Вот, кажется, искреннее чувство и проглянуло, он видел теперь, что Тургенев не лгал, негодование было неподдельным и сильным, ух как ненавидел этих вымытых, раздушенных субчиков с приятной улыбкой, заменяющей совесть и честь, без нравственного закона в расчётливой, эгоистичной душе, сомневаться тут было нельзя.
Какие сомнения, это негодование заражало и его самого, он и сам относился с презрением к подобным грязным листкам, ещё гаже, ещё бессовестней лихих генералов, гаже и бессовестней именно потому, что во все времена за малую мзду защищают таких генералов, беря их под покровительство просвещения и новорождённой гласности, и ему только было неловко, не по себе, что Тургенев, из лучших повествователей у нас, в самом деле, уж если не лучший, принимает к сердцу эту бездарную, эту лакейскую «Весть».
Поспешно обшаривая карманы, он отыскал наконец портсигар, выхватил папиросу, но вспомнил в тот же момент, что он в гостях, нерешительно завертел её в пальцах, держа вертикально, как свечку, и почти гневно сказал:
— Охота вам читать эту дрянь.
Взглянув на него, Тургенев тяжело, устало поднялся, подал пепельницу в виде полусжатой ладони и с неожиданной мягкостью разрешил:
— Вы курите, курите.
Он закурил, сильно дунул на спичку, с жадностью затянулся, собираясь прибавить, что тем не менее Россию следует знать, но Тургенев, встав перед ним, расставив огромные ноги, обхватив тело руками, болезненно выдохнул:
— Если бы только она!..
Эта болезненность насторожила его, дохнув чем-то очень человеческим, очень понятным, наталкивая на мысль, что тот и сам понимает свой промах, не в творчестве только, но в самой жизни, а ведь когда в жизни, это уже не исправишь, то есть тут уж надобны исполинские силы, и он ожидал признания в этом, откинувшись в кресле, затягиваясь часто и глубоко.

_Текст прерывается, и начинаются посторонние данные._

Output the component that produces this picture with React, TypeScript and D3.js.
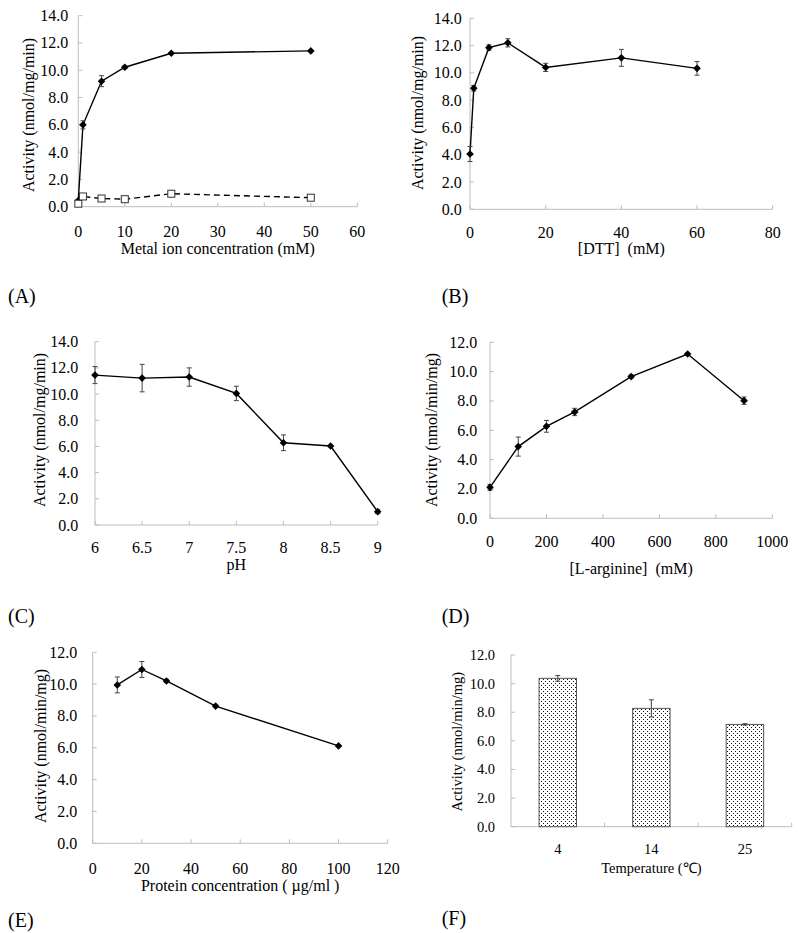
import React from "react";
import * as d3 from "d3";

// ---------- DATA ----------
// (A) metal ion concentration
const metalX = [0, 1, 5, 10, 20, 50];
const metalSolid = [0.45, 6.0, 9.2, 10.22, 11.25, 11.42];
const metalSolidErr = [0, 0.3, 0.4, 0.1, 0.05, 0.05];
const metalOpen = [0.22, 0.75, 0.6, 0.55, 0.95, 0.66];
const metalOpenErr = [0.05, 0.1, 0.05, 0.05, 0.2, 0.05];
// (B) DTT
const dttX = [0, 1, 5, 10, 20, 40, 60];
const dttY = [4.05, 8.87, 11.85, 12.2, 10.4, 11.1, 10.33];
const dttErr = [0.55, 0.2, 0.2, 0.3, 0.3, 0.62, 0.5];
// (C) pH
const phX = [6, 6.5, 7, 7.5, 8, 8.5, 9];
const phY = [11.45, 11.22, 11.3, 10.05, 6.28, 6.03, 1.02];
const phErr = [0.65, 1.05, 0.7, 0.55, 0.6, 0.05, 0.15];
// (D) L-arginine
const argX = [0, 100, 200, 300, 500, 700, 900];
const argY = [2.11, 4.89, 6.27, 7.25, 9.66, 11.2, 8.02];
const argErr = [0.2, 0.65, 0.4, 0.25, 0.1, 0.05, 0.25];
// (E) protein concentration
const protX = [10, 20, 30, 50, 100];
const protY = [9.95, 10.92, 10.2, 8.62, 6.12];
const protErr = [0.5, 0.5, 0.1, 0.05, 0.05];
// (F) temperature
const tempCats = ["4", "14", "25"];
const tempY = [10.37, 8.27, 7.15];
const tempErr = [0.2, 0.6, 0.05];

const xTicksA = [0, 10, 20, 30, 40, 50, 60];
const xTicksB = [0, 20, 40, 60, 80];
const xTicksC = [6, 6.5, 7, 7.5, 8, 8.5, 9];
const xTicksD = [0, 200, 400, 600, 800, 1000];
const xTicksE = [0, 20, 40, 60, 80, 100, 120];
const yTicks14 = [0, 2, 4, 6, 8, 10, 12, 14];
const yTicks12 = [0, 2, 4, 6, 8, 10, 12];

const FONT = "'Liberation Serif', 'Times New Roman', serif";
const AXIS = "#bdbdbd";
const fmtY = d3.format(".1f");
const fmtX = d3.format("~g");

type Series = {
  x: number[];
  y: number[];
  err: number[];
  marker: "diamond" | "square";
  dashed?: boolean;
};

type PanelProps = {
  x0: number; x1: number; y0: number; y1: number;
  xDomain: [number, number]; yDomain: [number, number];
  xTicks: number[]; yTicks: number[];
  xLabelY: number; yLabelRight: number;
  xTitle: string; xTitleY: number;
  yTitle: string; yTitleX: number; yTitleY: number;
  series: Series[];
  fontSize?: number;
};

function diamondPath(s: number) {
  return `M0,${-s}L${s},0L0,${s}L${-s},0Z`;
}

function LinePanel(p: PanelProps) {
  const fs = p.fontSize ?? 16;
  const x = d3.scaleLinear().domain(p.xDomain).range([p.x0, p.x1]);
  const y = d3.scaleLinear().domain(p.yDomain).range([p.y0, p.y1]);
  return (
    <g>
      <line x1={p.x0} x2={p.x0} y1={y(p.yDomain[0])} y2={y(p.yDomain[1])} stroke={AXIS} strokeWidth={1} />
      <line x1={p.x0} x2={p.x1} y1={p.y0} y2={p.y0} stroke={AXIS} strokeWidth={1} />
      {p.yTicks.map((t) => (
        <g key={"y" + t}>
          <line x1={p.x0} x2={p.x0 + 4} y1={y(t)} y2={y(t)} stroke={AXIS} />
          <text x={p.yLabelRight} y={y(t)} textAnchor="end" dominantBaseline="central" fontSize={fs} fontFamily={FONT}>{fmtY(t)}</text>
        </g>
      ))}
      {p.xTicks.map((t) => (
        <g key={"x" + t}>
          <line x1={x(t)} x2={x(t)} y1={p.y0} y2={p.y0 - 4} stroke={AXIS} />
          <text x={x(t)} y={p.xLabelY} textAnchor="middle" dominantBaseline="central" fontSize={fs} fontFamily={FONT}>{fmtX(t)}</text>
        </g>
      ))}
      <text x={(p.x0 + p.x1) / 2} y={p.xTitleY} textAnchor="middle" dominantBaseline="central" fontSize={fs} fontFamily={FONT} style={{ whiteSpace: "pre" }}>{p.xTitle}</text>
      <text transform={`translate(${p.yTitleX},${p.yTitleY}) rotate(-90)`} textAnchor="middle" dominantBaseline="central" fontSize={fs} fontFamily={FONT}>{p.yTitle}</text>
      {p.series.map((s, si) => {
        const pts = s.x.map((xv, i) => [xv, s.y[i]] as [number, number]);
        const line = d3.line<[number, number]>().x((d) => x(d[0])).y((d) => y(d[1]));
        return (
          <g key={si}>
            <path d={line(pts) || ""} fill="none" stroke="#000" strokeWidth={1.4} strokeDasharray={s.dashed ? "6,4" : undefined} />
            {pts.map((d, i) => {
              const e = s.err[i];
              if (!e) return null;
              const cx = x(d[0]);
              return (
                <g key={"e" + i} stroke="#444" strokeWidth={1}>
                  <line x1={cx} x2={cx} y1={y(d[1] - e)} y2={y(d[1] + e)} />
                  <line x1={cx - 2.5} x2={cx + 2.5} y1={y(d[1] - e)} y2={y(d[1] - e)} />
                  <line x1={cx - 2.5} x2={cx + 2.5} y1={y(d[1] + e)} y2={y(d[1] + e)} />
                </g>
              );
            })}
            {pts.map((d, i) =>
              s.marker === "diamond" ? (
                <path key={"m" + i} d={diamondPath(3.8)} transform={`translate(${x(d[0])},${y(d[1])})`} fill="#000" />
              ) : (
                <rect key={"m" + i} x={x(d[0]) - 3.5} y={y(d[1]) - 3.5} width={7} height={7} fill="#fff" stroke="#333" strokeWidth={1} />
              )
            )}
          </g>
        );
      })}
    </g>
  );
}

function BarPanel() {
  const fs = 14.5;
  const x0 = 511, x1 = 791.7, y0 = 826.7, y1 = 655;
  const x = d3.scaleBand<string>().domain(tempCats).range([x0, x1]).paddingInner(0.6).paddingOuter(0.3);
  const y = d3.scaleLinear().domain([0, 12]).range([y0, y1]);
  const step = x.step();
  return (
    <g>
      <defs>
        <pattern id="dots" x={0} y={0} width={4} height={4} patternUnits="userSpaceOnUse">
          <rect width={4} height={4} fill="#fff" />
          <rect x={1} y={1} width={1} height={1} fill="#111" />
          <rect x={3} y={3} width={1} height={1} fill="#111" />
        </pattern>
      </defs>
      <line x1={x0} x2={x0} y1={y0} y2={y1} stroke={AXIS} />
      <line x1={x0} x2={x1} y1={y0} y2={y0} stroke={AXIS} />
      {yTicks12.map((t) => (
        <g key={t}>
          <line x1={x0} x2={x0 + 4} y1={y(t)} y2={y(t)} stroke={AXIS} />
          <text x={495} y={y(t)} textAnchor="end" dominantBaseline="central" fontSize={fs} fontFamily={FONT}>{fmtY(t)}</text>
        </g>
      ))}
      {tempCats.map((c, i) => (
        <line key={"t" + c} x1={x0 + step * (i + 1)} x2={x0 + step * (i + 1)} y1={y0} y2={y0 - 4} stroke={AXIS} />
      ))}
      {tempCats.map((c, i) => {
        const bx = x(c)!;
        const bw = x.bandwidth();
        const cx = bx + bw / 2;
        const v = tempY[i];
        const e = tempErr[i];
        return (
          <g key={c}>
            <rect x={bx} y={y(v)} width={bw} height={y0 - y(v)} fill="url(#dots)" stroke="#555" strokeWidth={1} />
            <g stroke="#444">
              <line x1={cx} x2={cx} y1={y(v - e)} y2={y(v + e)} />
              <line x1={cx - 2.5} x2={cx + 2.5} y1={y(v + e)} y2={y(v + e)} />
              <line x1={cx - 2.5} x2={cx + 2.5} y1={y(v - e)} y2={y(v - e)} />
            </g>
            <text x={cx} y={849.3} textAnchor="middle" dominantBaseline="central" fontSize={fs} fontFamily={FONT}>{c}</text>
          </g>
        );
      })}
      <text x={(x0 + x1) / 2} y={868.3} textAnchor="middle" dominantBaseline="central" fontSize={fs} fontFamily={FONT}>Temperature (℃)</text>
      <text transform={`translate(456.7,741.7) rotate(-90)`} textAnchor="middle" dominantBaseline="central" fontSize={fs} fontFamily={FONT}>Activity (nmol/min/mg)</text>
    </g>
  );
}

export default function App() {
  const lab = (t: string, xx: number, yy: number) => (
    <text x={xx} y={yy} dominantBaseline="central" fontSize={20} fontFamily={FONT}>{t}</text>
  );
  return (
    <svg width={800} height={933} style={{ position: "absolute", left: 0, top: 0, background: "#fff" }}>
      <rect width={800} height={933} fill="#fff" />
      <LinePanel
        x0={78.3} x1={357.3} y0={206.7} y1={15.7}
        xDomain={[0, 60]} yDomain={[0, 14]}
        xTicks={xTicksA} yTicks={yTicks14}
        xLabelY={231} yLabelRight={68.3}
        xTitle="Metal ion concentration (mM)" xTitleY={248.3}
        yTitle="Activity (nmol/mg/min)" yTitleX={28.3} yTitleY={115}
        series={[
          { x: metalX, y: metalSolid, err: metalSolidErr, marker: "diamond" },
          { x: metalX, y: metalOpen, err: metalOpenErr, marker: "square", dashed: true },
        ]}
      />
      <LinePanel
        x0={470} x1={772.7} y0={209.3} y1={18.3}
        xDomain={[0, 80]} yDomain={[0, 14]}
        xTicks={xTicksB} yTicks={yTicks14}
        xLabelY={232.7} yLabelRight={461.7}
        xTitle="[DTT]  (mM)" xTitleY={248.3}
        yTitle="Activity (nmol/mg/min)" yTitleX={417.5} yTitleY={113}
        series={[{ x: dttX, y: dttY, err: dttErr, marker: "diamond" }]}
      />
      <LinePanel
        x0={95} x1={377.7} y0={525} y1={341.7}
        xDomain={[6, 9]} yDomain={[0, 14]}
        xTicks={xTicksC} yTicks={yTicks14}
        xLabelY={547} yLabelRight={78.3}
        xTitle="pH" xTitleY={564}
        yTitle="Activity (nmol/mg/min)" yTitleX={39} yTitleY={430}
        series={[{ x: phX, y: phY, err: phErr, marker: "diamond" }]}
      />
      <LinePanel
        x0={490} x1={772.3} y0={518.3} y1={342.3}
        xDomain={[0, 1000]} yDomain={[0, 12]}
        xTicks={xTicksD} yTicks={yTicks12}
        xLabelY={541.7} yLabelRight={477.3}
        xTitle="[L-arginine]  (mM)" xTitleY={568.3}
        yTitle="Activity (nmol/min/mg)" yTitleX={431.7} yTitleY={430}
        series={[{ x: argX, y: argY, err: argErr, marker: "diamond" }]}
      />
      <LinePanel
        x0={92.7} x1={387.7} y0={843.3} y1={652.3}
        xDomain={[0, 120]} yDomain={[0, 12]}
        xTicks={xTicksE} yTicks={yTicks12}
        xLabelY={868.3} yLabelRight={77.3}
        xTitle="Protein concentration ( µg/ml )" xTitleY={885}
        yTitle="Activity (nmol/min/mg)" yTitleX={40.7} yTitleY={746}
        series={[{ x: protX, y: protY, err: protErr, marker: "diamond" }]}
      />
      <BarPanel />
      {lab("(A)", 8, 296)}
      {lab("(B)", 441.7, 296)}
      {lab("(C)", 8, 616)}
      {lab("(D)", 441.7, 616)}
      {lab("(E)", 8, 920)}
      {lab("(F)", 441.7, 918)}
    </svg>
  );
}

Лицо Тургенева осунулось, побледнело, усы встопорщились, губы болезненно, некрасиво поджались, в высоком надтреснутом голосе послышалось что-то похожее на отчаяние:
— Я и глазом бы не мигнул, если бы только она. Раз она злобствует, весь её лагерь, стало быть, я в цель попал, наверняка в самое место. Мне передают, что настоящие генералы тоже обиделись и в один прекрасный вечер, в Английском клобе, совсем было собрались коллективное послание мне написать, по которому исключали меня из этого самого клоба. Никогда не прошу Соллогубу[29], что отговорил их от этого, растолковав им, что вышло бы очень уж глупо. Представьте, какое бы торжество было для меня получить такое письмо! Да я бы его на стенку в золотой раме повесил! И то, что закоренелый крепостник, консерватор и поручик старого времени Афанасий Фет[30] величает дрянью не какой-нибудь, а именно этот роман, мне как с гуся вода. И то, что Толстой, эта помесь поэта, кальвиниста, фанатика, барича, это высоконравственное, но самолюбивое и несимпатичное существо, пишет, что ему поэзия этой повести противна, тоже мне ничего, всё это тоже в порядке вещей. На всех Макаров не угодишь. А вот Писарев[31], этот очаровательный нигилист с длиннейшим ногтем на мизинце левой руки, который почти совершенно понял Базарова, понятого совершенно почти только вами, меня поразил.
Он чуть не плюнул с досады: что за притча, какой изумительный поворот, что за чушь вместо откровенного и нестеснительного признания собственной слабости, то есть своего едва ли не преступного нежелания возвратиться в Россию, чтобы знать её, как знал прежде, в «Записках охотника», и чтобы служить ей пером своим, чуть ли, в самом деле, не золотым, ведь не так уж и много у России достойных служителей, и до чего же силён эгоизм в человеке, даже в лучшем из нас, до чего же неистребима страсть порисоваться, выставить себя в лучшем виде, приподняться на цыпочки, хоть на вершок приподняться над всеми, вот, мол, посмотрите, обижают меня, а я-то каков, ведь, кажется, и готов был, совсем был готов к покаянию, а пожалел себя, умилился, приподнялся, и уже неизвестно куда понесло, как же тут быть?